Its core structure is mainly divided into two parts: the Encoder and the Decoder.

Encoder: Responsible for 'understanding.' Like a master of reading comprehension, it reads the entire input sentence (e.g., a Chinese sentence), then extracts the deep meaning of each word and the relationships between them. Finally, it outputs a set of information-rich numbers (vectors), which can be seen as its 'summary of understanding' for the entire sentence.
Decoder: Responsible for 'generation.' It takes the 'summary of understanding' provided by the encoder and then generates a new sentence word by word (e.g., the translated English sentence). When generating each new word, it not only refers to the encoder's summary but also looks back at the words it has already generated to ensure coherence.

Encoder-Decoder (A classic Transformer architecture diagram)

Interlude: Positional Information Since all words are processed simultaneously, how does the model know the order of words? For example, 'cat chases dog' and 'dog chases cat' have completely different meanings. Transformer uses a clever method called Positional Encoding. Before feeding each word into the model, it attaches a 'position tag' to each word, telling the model its position in the sentence. This way, even with parallel processing, the model can still know the original word order of the sentence.
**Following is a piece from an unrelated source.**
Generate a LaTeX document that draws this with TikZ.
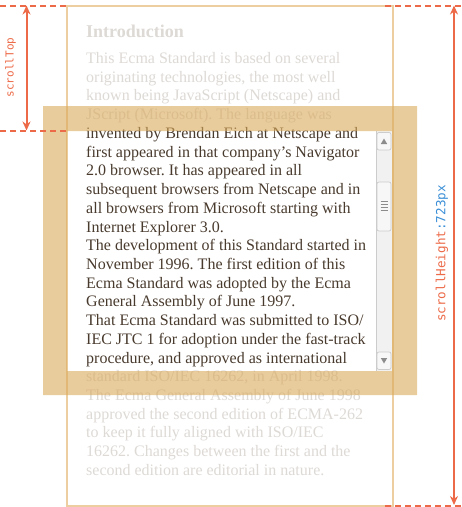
\documentclass[tikz,border=0pt]{standalone}
\usepackage{fontspec}
\setmainfont{Liberation Serif}
\newfontfamily\monof{DejaVu Sans Mono}
\usetikzlibrary{arrows.meta}
\frenchspacing
\definecolor{fadec}{RGB}{221,217,213}
\definecolor{darkc}{RGB}{72,58,45}
\definecolor{boxc}{RGB}{236,206,160}
\definecolor{bandc}{RGB}{218,170,90}
\definecolor{redc}{RGB}{236,106,72}
\definecolor{bluec}{RGB}{58,142,214}
\definecolor{sbtrack}{RGB}{241,241,241}
\definecolor{sbedge}{RGB}{204,204,204}
\definecolor{sbglyph}{RGB}{140,140,140}
\tikzset{
  txt/.style={anchor=base west, font=\fontsize{16}{18}\selectfont, inner sep=0pt, text=fadec},
  dk/.style={text=darkc},
  redline/.style={draw=redc, line width=2pt, dash pattern=on 6pt off 4pt},
  dimline/.style={draw=redc, line width=2pt, {Stealth[length=9pt,width=8pt]}-{Stealth[length=9pt,width=8pt]}},
  sbbox/.style={draw=sbedge, line width=0.7pt, fill=white!97!black, rounded corners=2pt},
  lbl/.style={rotate=90, inner sep=0pt}
}
\begin{document}
\begin{tikzpicture}[x=1pt,y=-1pt]
\useasboundingbox (0,0) rectangle (462,507);
% content box
\draw[boxc, line width=2pt] (67,5.5) rectangle (393,505.5);
% text
\node[txt, font=\bfseries\fontsize{18}{20}\selectfont] (h) at (86,37.5) {Introduction};
\node[txt] (l1) at (86,63.5) {This Ecma Standard is based on several};
\node[txt] (l2) at (86,82.2) {originating technologies, the most well};
\node[txt] (l3) at (86,100.9) {known being JavaScript (Netscape) and};
\node[txt] (l4) at (86,119.7) {JScript (Microsoft). The language was};
\node[txt,dk] (l5) at (86,138.4) {invented by Brendan Eich at Netscape and};
\node[txt,dk] (l6) at (86,157.1) {first appeared in that company’s Navigator};
\node[txt,dk] (l7) at (86,175.8) {2.0 browser. It has appeared in all};
\node[txt,dk] (l8) at (86,194.5) {subsequent browsers from Netscape and in};
\node[txt,dk] (l9) at (86,213.3) {all browsers from Microsoft starting with};
\node[txt,dk] (l10) at (86,232.0) {Internet Explorer 3.0.};
\node[txt,dk] (l11) at (86,250.7) {The development of this Standard started in};
\node[txt,dk] (l12) at (86,269.4) {November 1996. The first edition of this};
\node[txt,dk] (l13) at (86,288.1) {Ecma Standard was adopted by the Ecma};
\node[txt,dk] (l14) at (86,306.9) {General Assembly of June 1997.};
\node[txt,dk] (l15) at (86,325.6) {That Ecma Standard was submitted to ISO/};
\node[txt,dk] (l16) at (86,344.3) {IEC JTC 1 for adoption under the fast-track};
\node[txt,dk] (l17) at (86,363.0) {procedure, and approved as international};
\node[txt] (l18) at (86,381.7) {standard ISO/IEC 16262, in April 1998.};
\node[txt] (l19) at (86,400.5) {The Ecma General Assembly of June 1998};
\node[txt] (l20) at (86,419.2) {approved the second edition of ECMA-262};
\node[txt] (l21) at (86,437.9) {to keep it fully aligned with ISO/IEC};
\node[txt] (l22) at (86,456.6) {16262. Changes between the first and the};
\node[txt] (l23) at (86,475.3) {second edition are editorial in nature.};
% scrollbar
\fill[sbtrack] (376,131) rectangle (392,371);
\draw[sbedge, line width=0.6pt] (376,131) -- (376,371);
\draw[sbbox] (377,132.5) rectangle (391,150);
\fill[sbglyph] (380.8,144) -- (387.2,144) -- (384,138.5) -- cycle;
\draw[sbbox] (377,182) rectangle (391,231);
\foreach \yy in {201,204,207,210} \draw[sbglyph, line width=1pt] (380.5,\yy) -- (387.5,\yy);
\draw[sbbox] (377,352) rectangle (391,369.5);
\fill[sbglyph] (380.8,358) -- (387.2,358) -- (384,363.5) -- cycle;
% border band
\fill[bandc, fill opacity=0.6, even odd rule] (43,106) rectangle (417,395) (67,131) rectangle (392,371);
% dashed guides
\coordinate (a0) at (0,5.5);
\coordinate (a1) at (67,5.5);
\coordinate (b0) at (0,130.5);
\coordinate (b1) at (68,130.5);
\coordinate (c0) at (385,5.5);
\coordinate (c1) at (462,5.5);
\coordinate (d0) at (385,505.5);
\coordinate (d1) at (462,505.5);
\draw[redline] (a0) -- (a1);
\draw[redline] (b0) -- (b1);
\draw[redline] (c0) -- (c1);
\draw[redline] (d0) -- (d1);
% dimension arrows
\coordinate (tl) at (26.5,5.5);
\coordinate (bl) at (26.5,130.5);
\coordinate (tr) at (454,5.5);
\coordinate (br) at (454,505);
\draw[dimline] (tl) -- (bl);
\draw[dimline] (tr) -- (br);
\node[lbl, font=\monof\fontsize{11}{13}\selectfont, text=redc] (st) at (10.5,67.5) {scrollTop};
\node[lbl, font=\monof\fontsize{12.6}{14}\selectfont] (sh) at (442,253.5) {\textcolor{redc}{scrollHeight}\textcolor{bluec}{:723px}};
\end{tikzpicture}
\end{document}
How Does Self-Attention Solve the 'Poor Memory' Problem?

This is the most core and ingenious design in Transformer, and it's key to its ability to handle long-range dependencies.

The word 'attention' is very vivid. When you read a sentence, your attention isn't evenly distributed. For example, in the sentence: 'The animal didn't cross the street because it was too tired,' when you read 'it,' your brain immediately focuses heavily on the word 'animal,' because you know 'it' refers to 'animal.'

The Self-Attention mechanism simulates this process.
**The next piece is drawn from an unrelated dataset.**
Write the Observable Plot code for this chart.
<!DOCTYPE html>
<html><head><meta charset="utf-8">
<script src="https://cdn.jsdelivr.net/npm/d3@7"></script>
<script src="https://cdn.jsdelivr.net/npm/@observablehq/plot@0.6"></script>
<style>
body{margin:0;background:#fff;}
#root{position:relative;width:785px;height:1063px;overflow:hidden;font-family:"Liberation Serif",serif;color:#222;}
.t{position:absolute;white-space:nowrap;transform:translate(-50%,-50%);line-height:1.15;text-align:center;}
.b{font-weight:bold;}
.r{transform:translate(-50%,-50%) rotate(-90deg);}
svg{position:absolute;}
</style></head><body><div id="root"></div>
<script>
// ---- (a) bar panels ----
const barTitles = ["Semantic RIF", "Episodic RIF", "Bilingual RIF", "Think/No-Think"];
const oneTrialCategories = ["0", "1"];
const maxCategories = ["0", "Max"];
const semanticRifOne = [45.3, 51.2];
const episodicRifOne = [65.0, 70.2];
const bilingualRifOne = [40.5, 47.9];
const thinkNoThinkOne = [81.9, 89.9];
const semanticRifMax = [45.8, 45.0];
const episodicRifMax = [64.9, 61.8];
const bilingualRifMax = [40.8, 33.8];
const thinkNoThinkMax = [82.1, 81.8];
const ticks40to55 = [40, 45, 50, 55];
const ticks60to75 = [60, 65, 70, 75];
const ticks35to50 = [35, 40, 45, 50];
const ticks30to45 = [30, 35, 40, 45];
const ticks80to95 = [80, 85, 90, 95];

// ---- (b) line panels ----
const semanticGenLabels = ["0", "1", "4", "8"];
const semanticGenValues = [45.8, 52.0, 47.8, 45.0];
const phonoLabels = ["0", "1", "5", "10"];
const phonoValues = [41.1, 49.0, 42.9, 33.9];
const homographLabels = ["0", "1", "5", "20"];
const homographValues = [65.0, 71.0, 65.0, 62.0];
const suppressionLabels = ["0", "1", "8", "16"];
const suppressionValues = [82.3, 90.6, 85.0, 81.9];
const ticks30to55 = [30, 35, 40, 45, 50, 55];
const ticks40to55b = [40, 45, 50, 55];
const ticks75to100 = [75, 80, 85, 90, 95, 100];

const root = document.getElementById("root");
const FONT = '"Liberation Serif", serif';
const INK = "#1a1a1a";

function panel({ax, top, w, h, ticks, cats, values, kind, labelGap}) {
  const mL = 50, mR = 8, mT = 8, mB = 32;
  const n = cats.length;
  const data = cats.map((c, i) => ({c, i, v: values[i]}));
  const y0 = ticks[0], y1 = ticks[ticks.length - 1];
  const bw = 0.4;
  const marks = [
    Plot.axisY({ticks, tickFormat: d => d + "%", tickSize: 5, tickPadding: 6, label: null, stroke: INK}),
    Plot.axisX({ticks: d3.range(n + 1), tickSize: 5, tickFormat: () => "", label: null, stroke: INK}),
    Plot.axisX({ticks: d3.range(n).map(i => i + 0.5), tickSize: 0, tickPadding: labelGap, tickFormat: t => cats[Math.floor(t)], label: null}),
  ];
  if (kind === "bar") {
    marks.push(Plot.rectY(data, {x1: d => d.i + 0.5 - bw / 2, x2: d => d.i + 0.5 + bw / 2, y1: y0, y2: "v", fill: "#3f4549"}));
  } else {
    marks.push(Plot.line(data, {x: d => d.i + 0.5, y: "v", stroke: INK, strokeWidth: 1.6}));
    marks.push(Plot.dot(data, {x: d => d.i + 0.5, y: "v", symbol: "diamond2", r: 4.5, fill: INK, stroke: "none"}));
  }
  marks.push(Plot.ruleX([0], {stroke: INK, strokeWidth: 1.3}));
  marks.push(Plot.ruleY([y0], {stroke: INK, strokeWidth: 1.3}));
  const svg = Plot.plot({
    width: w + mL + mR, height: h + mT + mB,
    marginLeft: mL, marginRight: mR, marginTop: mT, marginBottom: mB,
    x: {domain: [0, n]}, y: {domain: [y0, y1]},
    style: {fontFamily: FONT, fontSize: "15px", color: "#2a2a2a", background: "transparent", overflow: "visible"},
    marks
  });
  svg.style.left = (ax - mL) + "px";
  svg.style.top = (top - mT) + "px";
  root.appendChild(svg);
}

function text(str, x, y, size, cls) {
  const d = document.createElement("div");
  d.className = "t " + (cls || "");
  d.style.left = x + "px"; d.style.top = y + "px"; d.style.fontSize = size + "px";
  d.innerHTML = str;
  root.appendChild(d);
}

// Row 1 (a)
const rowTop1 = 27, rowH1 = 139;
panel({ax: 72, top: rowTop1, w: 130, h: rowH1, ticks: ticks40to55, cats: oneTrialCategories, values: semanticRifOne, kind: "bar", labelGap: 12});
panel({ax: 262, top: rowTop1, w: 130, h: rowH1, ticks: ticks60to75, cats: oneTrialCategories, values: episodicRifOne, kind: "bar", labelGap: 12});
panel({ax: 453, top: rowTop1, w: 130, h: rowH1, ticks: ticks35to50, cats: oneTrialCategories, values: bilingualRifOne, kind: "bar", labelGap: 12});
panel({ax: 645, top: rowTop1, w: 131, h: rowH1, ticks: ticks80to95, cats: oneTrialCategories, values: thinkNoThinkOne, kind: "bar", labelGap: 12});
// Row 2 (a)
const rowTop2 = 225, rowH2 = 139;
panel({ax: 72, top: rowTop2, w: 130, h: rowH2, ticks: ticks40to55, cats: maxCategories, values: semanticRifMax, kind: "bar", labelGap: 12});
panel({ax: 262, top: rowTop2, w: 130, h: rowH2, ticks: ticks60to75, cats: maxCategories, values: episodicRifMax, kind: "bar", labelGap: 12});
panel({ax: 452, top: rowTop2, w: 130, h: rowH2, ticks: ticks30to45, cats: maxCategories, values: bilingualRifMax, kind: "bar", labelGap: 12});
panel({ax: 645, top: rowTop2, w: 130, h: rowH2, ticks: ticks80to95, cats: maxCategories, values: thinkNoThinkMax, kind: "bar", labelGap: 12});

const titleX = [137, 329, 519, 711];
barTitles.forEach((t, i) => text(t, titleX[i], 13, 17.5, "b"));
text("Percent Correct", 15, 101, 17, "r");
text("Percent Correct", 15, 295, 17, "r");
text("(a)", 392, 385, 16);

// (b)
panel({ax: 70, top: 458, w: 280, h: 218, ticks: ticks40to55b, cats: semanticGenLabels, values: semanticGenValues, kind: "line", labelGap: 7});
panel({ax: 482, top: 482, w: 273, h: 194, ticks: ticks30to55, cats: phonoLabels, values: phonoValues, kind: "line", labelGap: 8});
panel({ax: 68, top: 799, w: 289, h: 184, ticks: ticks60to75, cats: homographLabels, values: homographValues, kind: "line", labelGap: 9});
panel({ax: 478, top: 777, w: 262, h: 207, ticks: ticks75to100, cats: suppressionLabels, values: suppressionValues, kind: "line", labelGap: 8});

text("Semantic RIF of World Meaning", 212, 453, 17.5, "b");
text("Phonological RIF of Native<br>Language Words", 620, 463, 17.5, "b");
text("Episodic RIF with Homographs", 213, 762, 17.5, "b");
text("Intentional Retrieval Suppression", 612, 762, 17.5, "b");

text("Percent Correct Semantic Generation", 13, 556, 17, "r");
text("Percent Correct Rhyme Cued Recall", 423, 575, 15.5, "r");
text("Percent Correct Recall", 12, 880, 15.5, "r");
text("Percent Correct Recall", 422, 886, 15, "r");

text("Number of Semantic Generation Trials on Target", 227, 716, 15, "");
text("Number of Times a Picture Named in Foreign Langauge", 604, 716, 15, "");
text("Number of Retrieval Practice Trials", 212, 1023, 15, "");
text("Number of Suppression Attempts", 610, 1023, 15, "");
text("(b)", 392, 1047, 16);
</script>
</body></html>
Its working principle can be understood in simple terms as follows:

Establish Global Connections: For every word in the sentence, the self-attention mechanism makes it 'interact' with all other words in the sentence (including itself) once.
Calculate 'Attention Scores': During this 'interaction,' each word assigns an 'attention' or 'relevance' score to all other words. This score represents 'how much attention you should pay to that word to understand me.'
- In the example above, when the model processes the word it, it will assign a very high score to animal, and very low scores to words like street or cross.
Weighted Sum: Finally, the new meaning of each word is no longer its independent meaning. Instead, it's a 'weighted average' of the meanings of all words in the sentence, using these 'attention scores' as weights.
- This way, the new meaning of it contains a large amount of information from animal, allowing the model to accurately understand what it refers to.

How does it solve long-range dependencies?

The key lies in direct connections!

In an RNN, the information transfer between it and animal needs to pass through all intermediate words step by step. The longer the distance, the more information is lost, much like a game of telephone where the message gets distorted by the end.
In the self-attention mechanism, it and animal directly calculate their relevance, and a 'direct highway' can be established between them, no matter how far apart they are in the sentence. Distance is no longer an obstacle.

Therefore, by allowing any two words in a sentence to establish a direct connection and calculate their importance, the self-attention mechanism perfectly solves the long-range dependency problem, giving the model superior 'memory' and contextual understanding capabilities.

In Summary

The Transformer is a powerful model architecture that improves efficiency through parallel processing.
It uses the Self-Attention mechanism to understand the relationships between words in a sentence.
The Self-Attention mechanism establishes direct connections by calculating the 'attention' between any two words, thereby solving the 'poor memory' (long-range dependency) problem that traditional models (like RNNs) face when processing long texts.

I hope this explanation gives you a clear understanding of Transformer!